*DATASET CONTENT*:
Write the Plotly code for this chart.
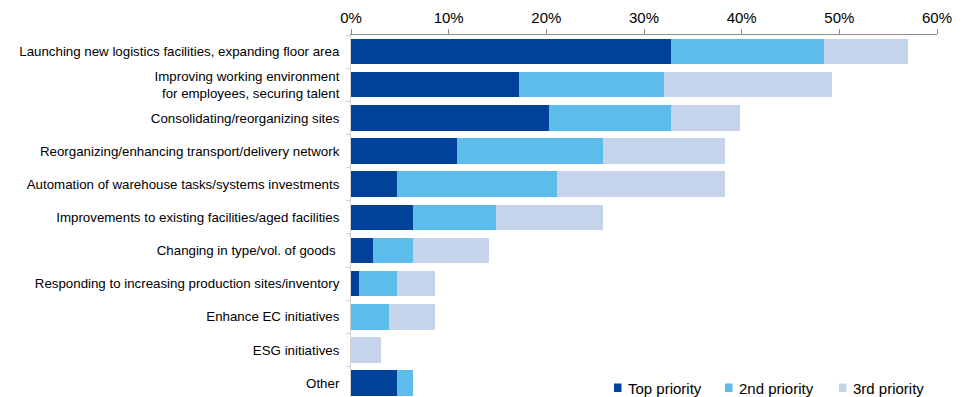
import plotly.graph_objects as go

# Survey: reasons for planned logistics investment (share of respondents, %)
categories = [
    "Launching new logistics facilities, expanding floor area",
    "Improving working environment<br>for employees, securing talent",
    "Consolidating/reorganizing sites",
    "Reorganizing/enhancing transport/delivery network",
    "Automation of warehouse tasks/systems investments",
    "Improvements to existing facilities/aged facilities",
    "Changing in type/vol. of goods ",
    "Responding to increasing production sites/inventory",
    "Enhance EC initiatives",
    "ESG initiatives",
    "Other",
]
top_priority = [32.8, 17.2, 20.3, 10.9, 4.7, 6.3, 2.3, 0.8, 0.0, 0.0, 4.7]
second_priority = [15.6, 14.8, 12.5, 14.9, 16.4, 8.5, 4.0, 3.9, 3.9, 0.0, 1.6]
third_priority = [8.6, 17.2, 7.0, 12.5, 17.2, 11.0, 7.8, 3.9, 4.7, 3.1, 0.0]

x_ticks = [0, 10, 20, 30, 40, 50, 60]
x_tick_labels = ["0%", "10%", "20%", "30%", "40%", "50%", "60%"]

series_names = ["Top priority", "2nd priority", "3rd priority"]
series_values = [top_priority, second_priority, third_priority]
series_colors = ["#00419A", "#5CBCEA", "#C5D3EB"]

W, H = 970, 397
M_L, M_R, M_T, M_B = 351, 33, 35, 0
PLOT_W = W - M_L - M_R
PLOT_H = H - M_T - M_B


def px_x(px):
    """Pixel column -> paper x."""
    return (px - M_L) / PLOT_W


def px_y(py):
    """Pixel row -> paper y."""
    return (H - M_B - py) / PLOT_H


fig = go.Figure()
for name, values, color in zip(series_names, series_values, series_colors):
    fig.add_trace(go.Bar(
        y=categories,
        x=values,
        name=name,
        orientation="h",
        width=0.77,
        marker=dict(color=color, line=dict(width=0)),
        showlegend=False,
    ))

font_family = "Liberation Sans, Arial, sans-serif"

# Legend row (bottom right): small colour swatch followed by its label
legend_swatch_x = [614, 725, 839]
shapes = []
annotations = []
for sx, name, color in zip(legend_swatch_x, series_names, series_colors):
    shapes.append(dict(
        type="rect", xref="paper", yref="paper",
        x0=px_x(sx), x1=px_x(sx + 7.5),
        y0=px_y(392), y1=px_y(383.5),
        fillcolor=color, line=dict(width=0), layer="above",
    ))
    annotations.append(dict(
        xref="paper", yref="paper",
        x=px_x(sx + 11.5), y=px_y(388),
        xanchor="left", yanchor="middle",
        text=name, showarrow=False,
        font=dict(family=font_family, size=15, color="#000000"),
    ))

fig.update_layout(
    barmode="stack",
    width=W,
    height=H,
    margin=dict(l=M_L, r=M_R, t=M_T, b=M_B, autoexpand=False),
    paper_bgcolor="white",
    plot_bgcolor="white",
    font=dict(family=font_family, size=13.3, color="#000000"),
    showlegend=False,
    shapes=shapes,
    annotations=annotations,
    xaxis=dict(
        side="top",
        range=[0, 60],
        tickvals=x_ticks,
        ticktext=x_tick_labels,
        showgrid=False,
        zeroline=False,
        showline=True,
        linecolor="#8C8C8C",
        linewidth=1,
        ticks="outside",
        ticklen=5,
        tickcolor="#8C8C8C",
        tickfont=dict(size=15, color="#000000"),
    ),
    yaxis=dict(
        type="category",
        categoryorder="array",
        categoryarray=categories,
        range=[10.42, -0.5],
        showgrid=False,
        zeroline=False,
        showline=True,
        linecolor="#D0D0D0",
        linewidth=1,
        ticks="outside",
        tickson="boundaries",
        ticklen=4,
        tickcolor="#D0D0D0",
        ticklabelstandoff=8,
        tickfont=dict(size=13.3, color="#000000"),
    ),
)

fig.write_html("out.html")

*TASK DETAILS*: Return the whole listing, word for word, and leave out every picture.

*WORKED ANSWER*:
Write the Plotly code for this chart.
import plotly.graph_objects as go

# Survey: reasons for planned logistics investment (share of respondents, %)
categories = [
    "Launching new logistics facilities, expanding floor area",
    "Improving working environment<br>for employees, securing talent",
    "Consolidating/reorganizing sites",
    "Reorganizing/enhancing transport/delivery network",
    "Automation of warehouse tasks/systems investments",
    "Improvements to existing facilities/aged facilities",
    "Changing in type/vol. of goods ",
    "Responding to increasing production sites/inventory",
    "Enhance EC initiatives",
    "ESG initiatives",
    "Other",
]
top_priority = [32.8, 17.2, 20.3, 10.9, 4.7, 6.3, 2.3, 0.8, 0.0, 0.0, 4.7]
second_priority = [15.6, 14.8, 12.5, 14.9, 16.4, 8.5, 4.0, 3.9, 3.9, 0.0, 1.6]
third_priority = [8.6, 17.2, 7.0, 12.5, 17.2, 11.0, 7.8, 3.9, 4.7, 3.1, 0.0]

x_ticks = [0, 10, 20, 30, 40, 50, 60]
x_tick_labels = ["0%", "10%", "20%", "30%", "40%", "50%", "60%"]

series_names = ["Top priority", "2nd priority", "3rd priority"]
series_values = [top_priority, second_priority, third_priority]
series_colors = ["#00419A", "#5CBCEA", "#C5D3EB"]

W, H = 970, 397
M_L, M_R, M_T, M_B = 351, 33, 35, 0
PLOT_W = W - M_L - M_R
PLOT_H = H - M_T - M_B


def px_x(px):
    """Pixel column -> paper x."""
    return (px - M_L) / PLOT_W


def px_y(py):
    """Pixel row -> paper y."""
    return (H - M_B - py) / PLOT_H


fig = go.Figure()
for name, values, color in zip(series_names, series_values, series_colors):
    fig.add_trace(go.Bar(
        y=categories,
        x=values,
        name=name,
        orientation="h",
        width=0.77,
        marker=dict(color=color, line=dict(width=0)),
        showlegend=False,
    ))

font_family = "Liberation Sans, Arial, sans-serif"

# Legend row (bottom right): small colour swatch followed by its label
legend_swatch_x = [614, 725, 839]
shapes = []
annotations = []
for sx, name, color in zip(legend_swatch_x, series_names, series_colors):
    shapes.append(dict(
        type="rect", xref="paper", yref="paper",
        x0=px_x(sx), x1=px_x(sx + 7.5),
        y0=px_y(392), y1=px_y(383.5),
        fillcolor=color, line=dict(width=0), layer="above",
    ))
    annotations.append(dict(
        xref="paper", yref="paper",
        x=px_x(sx + 11.5), y=px_y(388),
        xanchor="left", yanchor="middle",
        text=name, showarrow=False,
        font=dict(family=font_family, size=15, color="#000000"),
    ))

fig.update_layout(
    barmode="stack",
    width=W,
    height=H,
    margin=dict(l=M_L, r=M_R, t=M_T, b=M_B, autoexpand=False),
    paper_bgcolor="white",
    plot_bgcolor="white",
    font=dict(family=font_family, size=13.3, color="#000000"),
    showlegend=False,
    shapes=shapes,
    annotations=annotations,
    xaxis=dict(
        side="top",
        range=[0, 60],
        tickvals=x_ticks,
        ticktext=x_tick_labels,
        showgrid=False,
        zeroline=False,
        showline=True,
        linecolor="#8C8C8C",
        linewidth=1,
        ticks="outside",
        ticklen=5,
        tickcolor="#8C8C8C",
        tickfont=dict(size=15, color="#000000"),
    ),
    yaxis=dict(
        type="category",
        categoryorder="array",
        categoryarray=categories,
        range=[10.42, -0.5],
        showgrid=False,
        zeroline=False,
        showline=True,
        linecolor="#D0D0D0",
        linewidth=1,
        ticks="outside",
        tickson="boundaries",
        ticklen=4,
        tickcolor="#D0D0D0",
        ticklabelstandoff=8,
        tickfont=dict(size=13.3, color="#000000"),
    ),
)

fig.write_html("out.html")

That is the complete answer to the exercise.